Why Hard Work is Failing in India?

 (A) Too Many Aspirants, Too Few Seats 😔

India is not a low competition country. Because:
  • 20+ lakh medical entrance students.
  • 15+ lakh JEE aspirants.
  • 10+ lakh UPSC aspirants.
  • Some segment in CA, Law and MBA entrance preparations.
  • Millions are preparing for government jobs.
So, when competition is massive, the average hard worker becomes invisible. The selection process happens at margins based on accuracy, decision making, time management and mental control. All of the above are planning skills, not effort metrics.

 (B) Coaching Culture

Indian coaching culture sells:
  • Long Schedules.
  • Water-Tight Schedules.
  • One Size fits all Plans.
The coaching culture in India rewards students based on obedience and not on thinking. Students work hard throughout the year work hard to follow instructions, not designing their own strategy. As a teacher (from coaching culture), I have seen students finish the entire syllabus but fail cutoffs. Memorise the formulas, but still panic in exams. Just because no one taught them how to plan, revise and execute under pressure. 

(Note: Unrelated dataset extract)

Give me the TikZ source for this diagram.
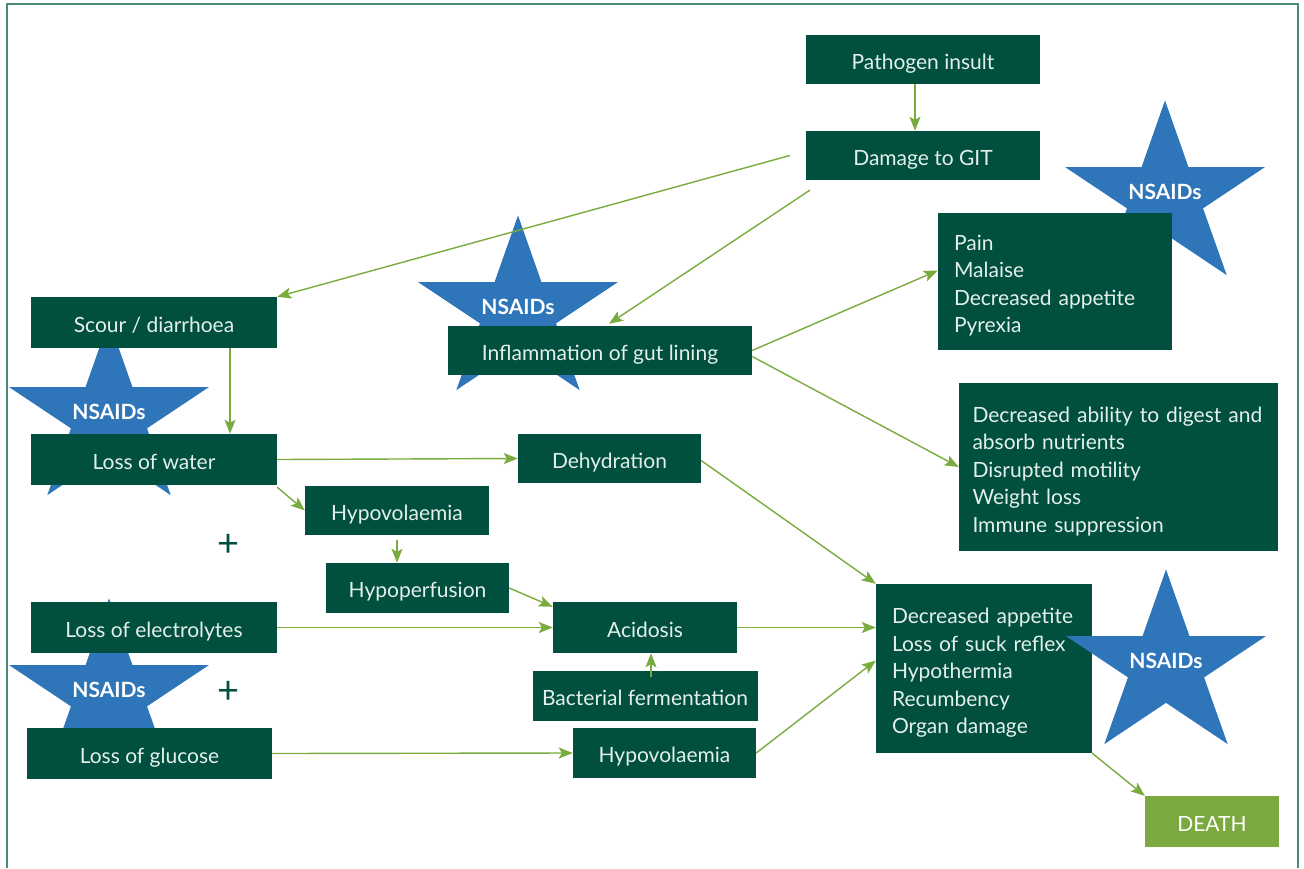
\documentclass[tikz,border=0pt]{standalone}
\usepackage{fontspec}
\setmainfont{Lato}
\usetikzlibrary{arrows.meta}
\definecolor{boxgreen}{HTML}{004F3F}
\definecolor{arrowgreen}{HTML}{7AAB3E}
\definecolor{deathgreen}{HTML}{7BA83F}
\definecolor{starblue}{HTML}{2E75B9}
\definecolor{framegreen}{HTML}{4A8A7A}
\definecolor{boxtext}{HTML}{E4F0EA}
\tikzset{
	boxbase/.style={fill=boxgreen, text=boxtext, inner sep=0pt, minimum height=50pt,
			font=\fontsize{21}{27.5}\selectfont},
	box/.style={boxbase, text height=21pt, text depth=2pt},
	listbox/.style={boxbase, align=left, inner xsep=16pt, text width=#1,
			execute at begin node=\rule{0pt}{24pt}},
	flow/.style={draw=arrowgreen, line width=1.4pt, -{Stealth[length=14pt,width=11pt,inset=3pt]}},
	nsaidlabel/.style={text=white, inner sep=0pt, font=\fontsize{21}{22}\selectfont\bfseries},
	plus/.style={text=boxgreen, inner sep=0pt, font=\fontsize{38}{38}\selectfont}
}
% star with its label: x, y, name
\newcommand\nsaidstar[3]{
	\fill[starblue, shift={(#1,#2)}, yscale=0.92]
		(-90:105) -- (-54:40) -- (-18:105) -- (18:40) -- (54:105) -- (90:40)
		-- (126:105) -- (162:40) -- (198:105) -- (234:40) -- cycle;
	\node[nsaidlabel] (#3) at (#1,#2-5) {NSAIDs};
}

\begin{document}
\begin{tikzpicture}[x=1pt, y=-1pt]
		\useasboundingbox (0,0) rectangle (1304,868);

		% frame
		\draw[framegreen, line width=2pt] (7,868) -- (7,4) -- (1298,4) -- (1298,868);

		% stars behind the boxes
		\nsaidstar{1165}{197}{nsaidA}
		\nsaidstar{518}{312}{nsaidB}
		\nsaidstar{109}{417}{nsaidC}
		\nsaidstar{109}{695}{nsaidD}

		% boxes
		\node[box, minimum width=234pt, minimum height=49pt] (pathogen) at (923,59.5) {Pathogen insult};
		\node[box, minimum width=234pt, minimum height=49pt] (damage) at (923,155.5) {Damage to GIT};
		\node[box, minimum width=246pt, minimum height=51pt] (scour) at (154,322.5) {Scour / diarrhoea};
		\node[box, minimum width=246pt, minimum height=51pt] (water) at (154,459.5) {Loss of water};
		\node[box, minimum width=304pt, minimum height=49pt] (inflam) at (600,350.5) {Inflammation of gut lining};
		\node[listbox=202pt, minimum height=137pt] (signs) at (1055,281.5)
			{Pain\\Malaise\\Decreased appetite\\Pyrexia};
		\node[listbox=292pt, inner xsep=13.5pt, minimum height=168pt] (gutfx) at (1118.5,467)
			{Decreased ability to digest and\\absorb nutrients\\Disrupted motility\\Weight loss\\Immune suppression};
		\node[box, minimum width=183pt, minimum height=49pt] (dehyd) at (609.5,458.5) {Dehydration};
		\node[box, minimum width=184pt, minimum height=49pt] (hypovol) at (397,510.5) {Hypovolaemia};
		\node[box, minimum width=183pt] (hypoperf) at (417.5,588) {Hypoperfusion};
		\node[box, minimum width=246pt, minimum height=51pt] (electro) at (154,627.5) {Loss of electrolytes};
		\node[box, minimum width=184pt, minimum height=51pt] (acid) at (645,627.5) {Acidosis};
		\node[box, minimum width=225pt] (bact) at (645,696) {Bacterial fermentation};
		\node[box, minimum width=245pt, minimum height=51pt] (glucose) at (149.5,753.5) {Loss of glucose};
		\node[box, minimum width=183pt] (hypovolb) at (664.5,753) {Hypovolaemia};
		\node[listbox=184pt, minimum height=169pt] (effects) at (984,668.5)
			{Decreased appetite\\Loss of suck reflex\\Hypothermia\\Recumbency\\Organ damage};
		\node[box, fill=deathgreen, text=white, minimum width=134pt, minimum height=51pt] (death) at (1212,821.5) {DEATH};

		% star over the last list
		\nsaidstar{1166}{666}{nsaidE}

		% plus signs
		\node[plus] (plusA) at (229,545) {+};
		\node[plus] (plusB) at (229,692) {+};

		% arrows
		\draw[flow] ([xshift=-8pt]pathogen.south) -- ([xshift=-8pt]damage.north);
		\draw[flow] ([xshift=-16pt]damage.west) -- (scour.north east);
		\draw[flow] ([xshift=4pt,yshift=-10pt]damage.south west) -- ([xshift=9pt,yshift=2pt]inflam.north);
		\draw[flow] ([xshift=76pt]scour.south) -- ([xshift=76pt]water.north);
		\draw[flow] (water.east) -- (dehyd.west);
		\draw[flow] ([yshift=-2pt]water.south east) -- (hypovol.west);
		\draw[flow] ([yshift=-5pt]hypovol.south) -- (hypoperf.north -| hypovol.south);
		\draw[flow] (hypoperf.east) -- ([yshift=-5pt]acid.north west);
		\draw[flow] (electro.east) -- (acid.west);
		\draw[flow] ([xshift=6pt,yshift=-6pt]bact.north) -- ([xshift=6pt]acid.south);
		\draw[flow] (glucose.east) -- (hypovolb.west);
		\draw[flow] (acid.east) -- (acid.east -| effects.west);
		\draw[flow] (hypovolb.east) -- ([yshift=8pt]effects.west);
		\draw[flow] ([yshift=-2pt]dehyd.east) -- (effects.north west);
		\draw[flow] (inflam.east) -- ([yshift=11pt]signs.west);
		\draw[flow] ([yshift=-6pt]inflam.east) -- (gutfx.west);
		\draw[flow] (effects.south east) -- (death.north west);
	\end{tikzpicture}
\end{document}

 (C) Hard Work Without Feedback

Indian society praised the students for their outcomes, not for their efforts. But effort without continuous feedback creates false confidence or sometimes overconfidence. The smart workers will have some edge here:
  • Smart Planners analyse their mistakes.
  • They adjust their strategies.
  • Drop ineffective methods and reduce their wastage of time.
Hard workers often repeat all these mistakes. Sometimes with more intensity, or sometimes less.

What is Smart Planning?

Smart Planning is not a shortcut or a trick. It is an intelligent alignment of effort. Smart Planning:

 (A) Based on the Syllabus and not on emotion

Most students prepare emotionally. For example, Today, I am feeling motivated, so I will finish more. I have attempted very less questions, let's make it more by guessing the answers. 

Smart Planners prepare structurally:
  • Topic Weightage
  • Past Year Trends
  • Return on time invested in a topic or chapter.
In India, exam pattern knowledge is the power.

 (B) Based on Energy and not on Idealism 

Hard workers always say that they will study for 10 hours daily. But in reality, they have family duties, job pressure, and mental fatigue. While Smart Planners work with their energy:
  • Fixed Deep Work Slots.
  • Buffer Days for extra work.
  • Weekly Evaluations.
Their planning is based on consistency and not on perfection. 

 (C) Execution is Measured and not Assumed

Hard workers say: I'll have studied a lot. While Smart Planners ask themselves:
  • How many questions did I  solve?
  • What was my accuracy in the exam?
  • What mistakes did I repeat?
In India, what gets measured gets improved.

Smart Planning Wins

Planning will do three powerful things.
  1. Reduce anxiety. 
  2. Prevents burnout.
  3. Improves decision-making under pressure.
That's why an average student with a plan often outperforms the intelligent students without one. 
Success in India is not about how much you suffer. It is about how intelligently you channelise your suffering. 
I have seen those students who study for 12 hours and calm or structured students succeed. It is not because they worked very little but because they worked with clarity. 

Hard work is a fuel, and Planning is steering. Without Steering, the fuel only burns.

Final Thought

India doesn't reward the most tired person. It rewards the most strategic one. Hard work is necessary but not sufficient in today's dynamic world, especially in India. If you want to win in Indian society:
  • Think before you grind.
  • Plan before you panic.
  • Execute before you complain.
Smart planning doesn't reduce efforts, but it multiplies the impact.

Welcome to Indian Mind Space - where thinking comes before hustling.